O Governo português está ciente deste problema e promete resolvê-lo “muito brevemente” e aprovar, nesse sentido, uma proposta de lei para promover a igualdade salarial nas empresas.

A desigualdade de género não é um fenómeno exclusivamente português, mas, na tabela dos 28 países da União Europeia, Portugal aparece no 21º posto no ‘ranking’ de igualdade de género, tendo atrás de si apenas a República Checa, Grécia, Croácia, Chipe, Luxemburgo, Roménia e Eslováquia.

Nesse sentido, Carolina, Pedro e Mónica, que falam em nome do HeForShe, consideram que “a solução para a igualdade de género está na educação”. “É preciso começar desde cedo a quebrar estereótipos e preconceitos criados pela sociedade, dado que a partir dos 6/7 anos as crianças começam a praticar e promover a dicotomia que existe entre homens e mulheres. É nesse sentido que acreditamos ser urgente formar educadores e professores que tenham atenção à linguagem utilizada e aos micro-machismos que estão enraizados no nosso quotidiano”, concretizam.
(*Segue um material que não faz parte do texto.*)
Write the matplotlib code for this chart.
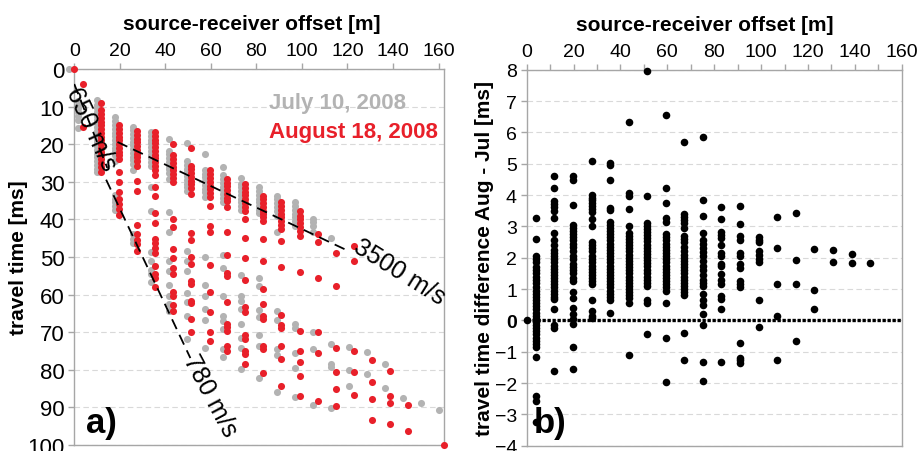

Atuar nas universidades. Mas não só

Por ser um movimento internacional, o HeForShe segue determinadas diretrizes, apesar de “todos os países terem liberdade total na aplicação de uma estratégia”. “Somos versáteis e flexíveis, e o nosso objetivo é sermos orgânicos, ou seja, que o movimento ‘ganhe asas’ por si só, sendo que todas as equipas HeForShe em Portugal podem sempre contar com o nosso apoio e ajuda”, garantem. "Estamos aqui para tentar acelerar o equilíbrio da balança de género".

Como ainda está em crescimento, o HeForShe tem atuado sobretudo nas universidades. Para além disso, o seu trabalho passa muito pelas redes sociais, nomeadamente pelo Facebook, por campanhas de sensibilização ou pela organização de conferências.

A próxima é já no próximo dia 9 de novembro, no Auditório J. J. Laginha do ISCTE-IUL, onde irá decorrer a segunda edição da conferêcia ‘Women´s Rights are Human Rights’. No painel, serão apresentadas algumas das investigações sobre a igualdade de género que estão a ser desenvolvidos, e contará ainda com a presença de investigadores e jornalistas.